This Charming Hotel Outside Amsterdam Is an Old Master Painting Made New

Step inside, though, and the hotel’s altogether more contemporary design scheme makes it evident De Durgerdam has a few surprises up its sleeve. The long, central room houses a lounge area for arriving guests, a bar topped with sinewy pink marble, and seating that looks something like a velvet-covered church pew—offering an object lesson in how to take the design codes of decades past and make them feel entirely fresh. A 17th-century still life painting is hung on one of the putty-yellow walls, while the furniture includes a mix of weathered wooden farmhouse chairs and sleeker midcentury pieces. Downstairs, in a subterranean snug area, a fireplace crackles in the center of a room painted a muddy red (a nod to the color of the tanned sails of old Dutch ships), while a wall of exposed brickwork reveals the near-invisible seams between the original structure of the building and its meticulously refurbished second skin. 

Photo: Studio Unfolded

This bijou property, which features three suites among the individually designed rooms, might seem modest at first, but how it came into existence tells a very different story. De Durgerdam opened just a few weeks ago under the aegis of Paul Geertman, founder of the Amsterdam-based investor and hospitality company Aedes, which specializes in finding and restoring historic buildings in the city for redevelopment as hotels. (Previous projects have included the Amsterdam branches of Soho House, The Hoxton, and Andaz.) After setting his sights on running a hotel all his own, he stumbled across a property in the town of Durgerdam, whose 500 inhabitants are mostly either those who’ve been here for generations, or young families who’ve moved out of the city center in search of a little more outdoor space. 

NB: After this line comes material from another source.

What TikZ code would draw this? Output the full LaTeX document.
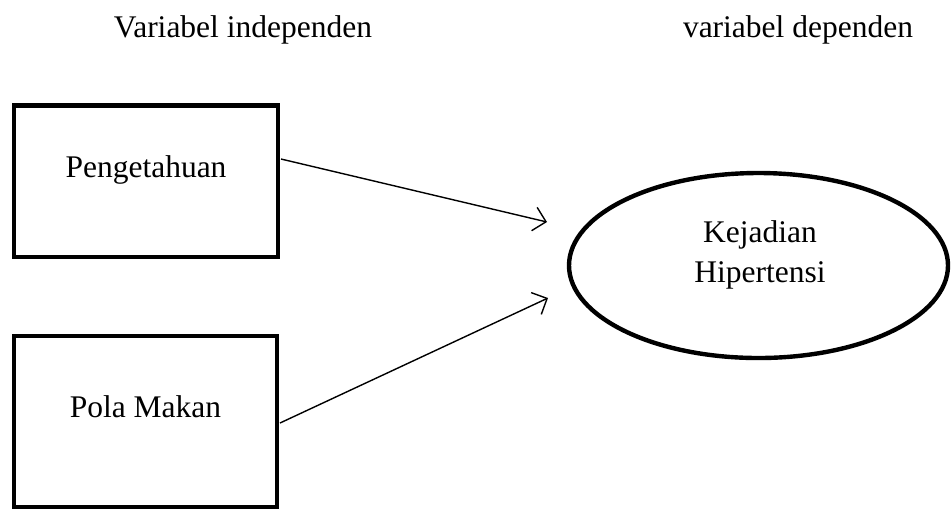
\documentclass[tikz,border=0pt]{standalone}
\usepackage{fontspec}
\setmainfont{Liberation Serif}
\usetikzlibrary{shapes.geometric,arrows.meta}
\begin{document}
\begin{tikzpicture}[x=0.5pt,y=-0.5pt,
  every node/.style={font=\fontsize{15.75pt}{20pt}\selectfont},
  varbox/.style={draw,line width=2.4pt,rectangle,inner sep=0pt},
  outcome/.style={draw,line width=2.2pt,ellipse,inner sep=0pt,minimum width=189.5pt,minimum height=92.5pt},
  lbl/.style={inner sep=0pt,anchor=base},
  arr/.style={line width=0.7pt,-{Straight Barb[length=6pt,width=12pt,line width=0.7pt]}}]
\useasboundingbox (0,0) rectangle (952,511);
\node[lbl] (ti) at (243,37) {Variabel independen};
\node[lbl] (td) at (798,37) {variabel dependen};
\node[varbox,minimum width=132pt,minimum height=75.75pt] (b1) at (146,181.25) {};
\node[lbl] (b1t) at (146,177) {Pengetahuan};
\node[varbox,minimum width=131.5pt,minimum height=85.5pt] (b2) at (145.5,421.5) {};
\node[lbl] (b2t) at (145.5,417) {Pola Makan};
\node[outcome] (kh) at (758.5,265.5) {};
\node[lbl,align=center,anchor=north] (kht) at (760,220) {Kejadian\\Hipertensi};
\coordinate (s1) at (281,159);
\coordinate (t1) at (547,222);
\coordinate (s2) at (280,423);
\coordinate (t2) at (548,298);
\draw[arr] (s1) -- (t1);
\draw[arr] (s2) -- (t2);
\end{tikzpicture}
\end{document}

It would be handy, one imagines, to have observed the challenges of establishing a hotel in a historic building before launching into your first project. But when it came to executing his exacting vision for the interiors, Geertman decided to hand over the reins to the design studio Buro Belén, whose thoughtful updates of the building’s historical features are rooted in a balance between the public spaces, which deliberately foster a sense of relaxed sociability, and the private quarters of the bedrooms, which place the emphasis firmly on seclusion and tranquility. (There are plenty of 21st-century mod cons here too: rainfall showers, TVs hidden away in sliding panels, and even custom sky blue raincoats designed by the cult Amsterdam brand Kassl Editions.)